▸ Directive
Retype the data that follows line by line, exactly, and leave its pictures out.

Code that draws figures
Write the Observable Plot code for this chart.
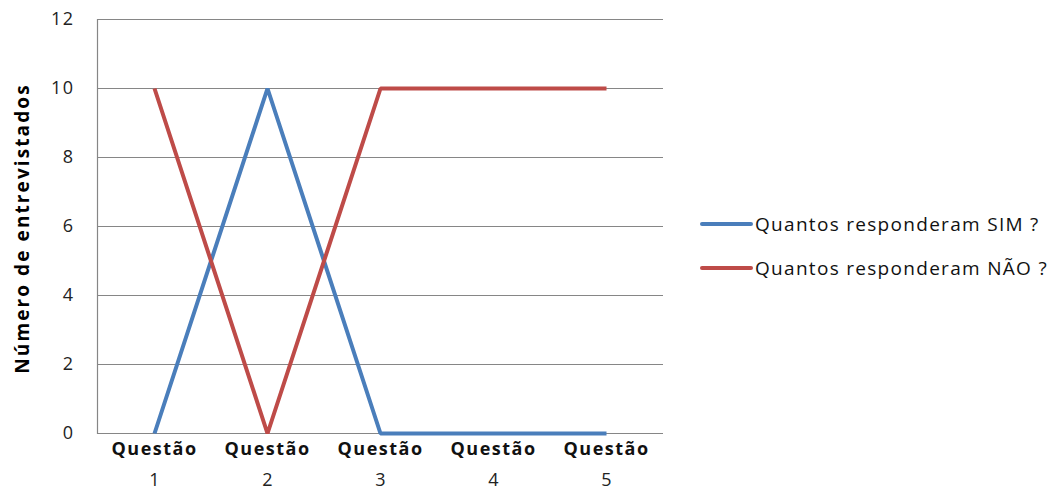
<!DOCTYPE html>
<html>
<head>
<meta charset="utf-8">
<script src="https://cdn.jsdelivr.net/npm/d3@7"></script>
<script src="https://cdn.jsdelivr.net/npm/@observablehq/plot@0.6"></script>
<style>
  body { margin: 0; background: #fff; font-family: "Open Sans", sans-serif; }
  #wrap { position: relative; width: 1062px; height: 492px; }
  #legend { position: absolute; left: 700px; top: 0; font-family: "Open Sans", sans-serif; font-size: 19px; letter-spacing: 1.3px; color: #111; }
  .item { position: absolute; white-space: nowrap; display: flex; align-items: center; }
  .sw { width: 53px; height: 4px; border-radius: 2px; margin-right: 2px; }
</style>
</head>
<body>
<div id="wrap"><div id="legend"></div></div>
<script>
const questions = [1, 2, 3, 4, 5];
const simValues = [0, 10, 0, 0, 0];
const naoValues = [10, 0, 10, 10, 10];
const seriesNames = ["Quantos responderam SIM ?", "Quantos responderam NÃO ?"];
const seriesColors = ["#4A7EBB", "#BE4B48"];
const yTicks = [0, 2, 4, 6, 8, 10, 12];
const yTitle = "Número de entrevistados";

const data = [];
questions.forEach((q, i) => {
  data.push({q, v: simValues[i], s: seriesNames[0]});
});
questions.forEach((q, i) => {
  data.push({q, v: naoValues[i], s: seriesNames[1]});
});

const chart = Plot.plot({
  width: 1062,
  height: 492,
  marginLeft: 97,
  marginRight: 399,
  marginTop: 19,
  marginBottom: 59,
  style: {fontFamily: "Open Sans, sans-serif", fontSize: "18px", color: "#000", background: "#fff"},
  x: {type: "point", domain: questions, padding: 0.5},
  y: {domain: [0, 12]},
  color: {domain: seriesNames, range: seriesColors},
  marks: [
    Plot.gridY(yTicks, {stroke: "#868686", strokeOpacity: 1, strokeWidth: 1.2}),
    Plot.frame({anchor: "left", stroke: "#868686", strokeWidth: 1.2}),
    Plot.axisY({ticks: yTicks, tickSize: 0, tickPadding: 23, label: null, fontSize: 18, fill: "#222", className: "ytick"}),
    Plot.axisX({tickSize: 0, tickPadding: 9, tickFormat: () => "Questão", fontWeight: "bold", fontSize: 18, label: null, fill: "#111", className: "xq"}),
    Plot.axisX({tickSize: 0, tickPadding: 40, tickFormat: d => String(d), fontSize: 18, label: null, fill: "#222"}),
    Plot.text([yTitle], {frameAnchor: "left", textAnchor: "middle", rotate: -90, dx: -75, dy: 2, fontWeight: "bold", fontSize: 19, className: "ytitle"}),
    Plot.line(data, {x: "q", y: "v", stroke: "s", z: "s", strokeWidth: 4, strokeLinejoin: "miter", strokeLinecap: "butt"})
  ]
});
d3.select(chart).selectAll(".ytitle text").style("letter-spacing", "2.1px");
d3.select(chart).selectAll(".xq text").style("letter-spacing", "1.5px");
d3.select(chart).selectAll(".ytick text").style("letter-spacing", "1.5px");
document.getElementById("wrap").prepend(chart);

const legend = document.getElementById("legend");
const legendY = [224, 268];
seriesNames.forEach((name, i) => {
  const item = document.createElement("div");
  item.className = "item";
  item.style.top = (legendY[i] - 13) + "px";
  item.style.height = "26px";
  const sw = document.createElement("span");
  sw.className = "sw";
  sw.style.background = seriesColors[i];
  const t = document.createElement("span");
  t.textContent = name;
  item.append(sw, t);
  legend.append(item);
});
</script>
</body>
</html>
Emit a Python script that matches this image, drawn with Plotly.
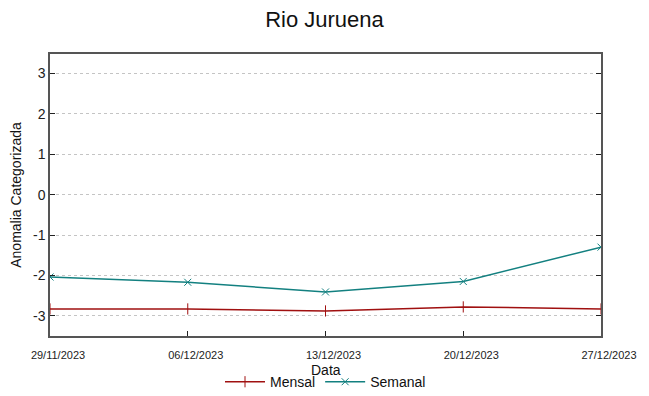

▸ Task response
Write the Observable Plot code for this chart.
<!DOCTYPE html>
<html>
<head>
<meta charset="utf-8">
<script src="https://cdn.jsdelivr.net/npm/d3@7"></script>
<script src="https://cdn.jsdelivr.net/npm/@observablehq/plot@0.6"></script>
<style>
  body { margin: 0; background: #fff; font-family: "Open Sans", sans-serif; }
  #wrap { position: relative; width: 1062px; height: 492px; }
  #legend { position: absolute; left: 700px; top: 0; font-family: "Open Sans", sans-serif; font-size: 19px; letter-spacing: 1.3px; color: #111; }
  .item { position: absolute; white-space: nowrap; display: flex; align-items: center; }
  .sw { width: 53px; height: 4px; border-radius: 2px; margin-right: 2px; }
</style>
</head>
<body>
<div id="wrap"><div id="legend"></div></div>
<script>
const questions = [1, 2, 3, 4, 5];
const simValues = [0, 10, 0, 0, 0];
const naoValues = [10, 0, 10, 10, 10];
const seriesNames = ["Quantos responderam SIM ?", "Quantos responderam NÃO ?"];
const seriesColors = ["#4A7EBB", "#BE4B48"];
const yTicks = [0, 2, 4, 6, 8, 10, 12];
const yTitle = "Número de entrevistados";

const data = [];
questions.forEach((q, i) => {
  data.push({q, v: simValues[i], s: seriesNames[0]});
});
questions.forEach((q, i) => {
  data.push({q, v: naoValues[i], s: seriesNames[1]});
});

const chart = Plot.plot({
  width: 1062,
  height: 492,
  marginLeft: 97,
  marginRight: 399,
  marginTop: 19,
  marginBottom: 59,
  style: {fontFamily: "Open Sans, sans-serif", fontSize: "18px", color: "#000", background: "#fff"},
  x: {type: "point", domain: questions, padding: 0.5},
  y: {domain: [0, 12]},
  color: {domain: seriesNames, range: seriesColors},
  marks: [
    Plot.gridY(yTicks, {stroke: "#868686", strokeOpacity: 1, strokeWidth: 1.2}),
    Plot.frame({anchor: "left", stroke: "#868686", strokeWidth: 1.2}),
    Plot.axisY({ticks: yTicks, tickSize: 0, tickPadding: 23, label: null, fontSize: 18, fill: "#222", className: "ytick"}),
    Plot.axisX({tickSize: 0, tickPadding: 9, tickFormat: () => "Questão", fontWeight: "bold", fontSize: 18, label: null, fill: "#111", className: "xq"}),
    Plot.axisX({tickSize: 0, tickPadding: 40, tickFormat: d => String(d), fontSize: 18, label: null, fill: "#222"}),
    Plot.text([yTitle], {frameAnchor: "left", textAnchor: "middle", rotate: -90, dx: -75, dy: 2, fontWeight: "bold", fontSize: 19, className: "ytitle"}),
    Plot.line(data, {x: "q", y: "v", stroke: "s", z: "s", strokeWidth: 4, strokeLinejoin: "miter", strokeLinecap: "butt"})
  ]
});
d3.select(chart).selectAll(".ytitle text").style("letter-spacing", "2.1px");
d3.select(chart).selectAll(".xq text").style("letter-spacing", "1.5px");
d3.select(chart).selectAll(".ytick text").style("letter-spacing", "1.5px");
document.getElementById("wrap").prepend(chart);

const legend = document.getElementById("legend");
const legendY = [224, 268];
seriesNames.forEach((name, i) => {
  const item = document.createElement("div");
  item.className = "item";
  item.style.top = (legendY[i] - 13) + "px";
  item.style.height = "26px";
  const sw = document.createElement("span");
  sw.className = "sw";
  sw.style.background = seriesColors[i];
  const t = document.createElement("span");
  t.textContent = name;
  item.append(sw, t);
  legend.append(item);
});
</script>
</body>
</html>
Emit a Python script that matches this image, drawn with Plotly.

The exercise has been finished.